Determine the following:

• Transfer functions for all input-output combinations.
• The components on which the resonance frequency and the quality factor depend on.
• The components on which the zeroes depend on.
• Component values for a bandpass filter (with V1 as output) with a resonance frequency of 10kHz and a quality factor of 10. Determine where you will apply the input.

Experiment

• Use LF347 quad opamp for this experiment
• Build a bandpass filter (with V1 as output) for a resonance frequency of 10kHz and a quality factor of 10. Where will you apply the input? (Omit all unnecessary components from the circuit) Verify its operation.
• While keeping the circuit the same, can you take the output from a different point to realize a lowpass filter? Verify it.
• What are the minimum modifications required to get a notch filter output at V1? Verify it.
• Make the minimum modifications required to obtain a maximally flat lowpass response and verify it. A maximally flat all pole lowpass response has only the highest power of ω in the denominator of |H(jω)|2.
• Modify the above circuit to get a highpass filter output at V1? Verify it.
• Restore the circuit to the bandpass filter in the first part.
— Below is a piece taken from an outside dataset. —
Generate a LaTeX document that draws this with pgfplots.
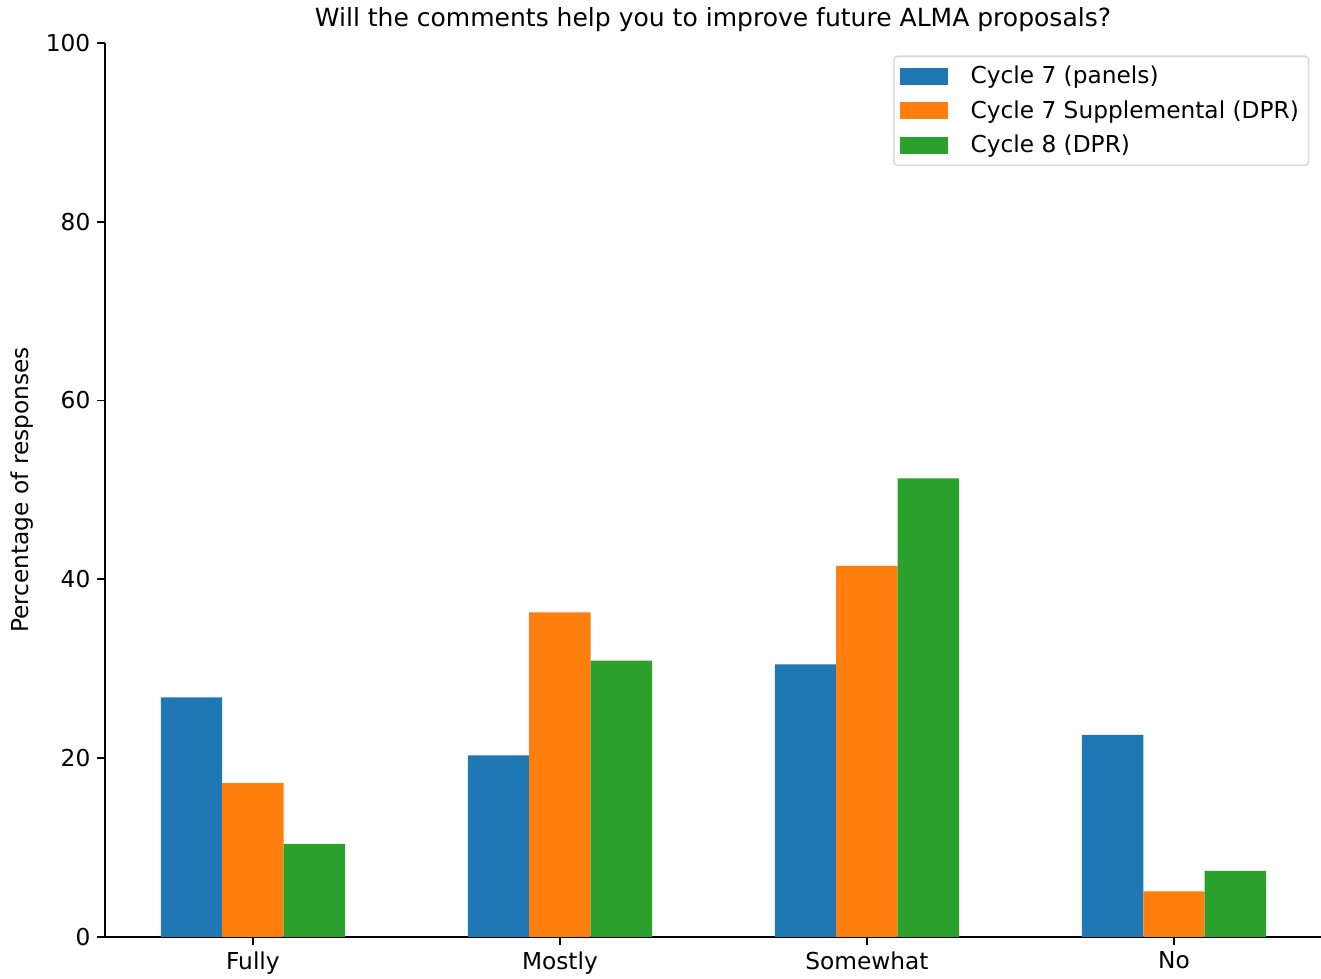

Replace the opamp LF347 with LM324 which has an identical pin configuration(hopefully you don't have a mess of wires running over the chip!) What do you see? Why?

Applications

• Active RC filters are the most popular topologies of RC filters. For example, they are used as intermediate frequency filters in radio receivers(=radios, mobile phones, GPS, …). At very high frequencies, active RC filters cannot be realized because of difficulties in realizing stable feedback loops with high gains, and gm-C filters are used instead.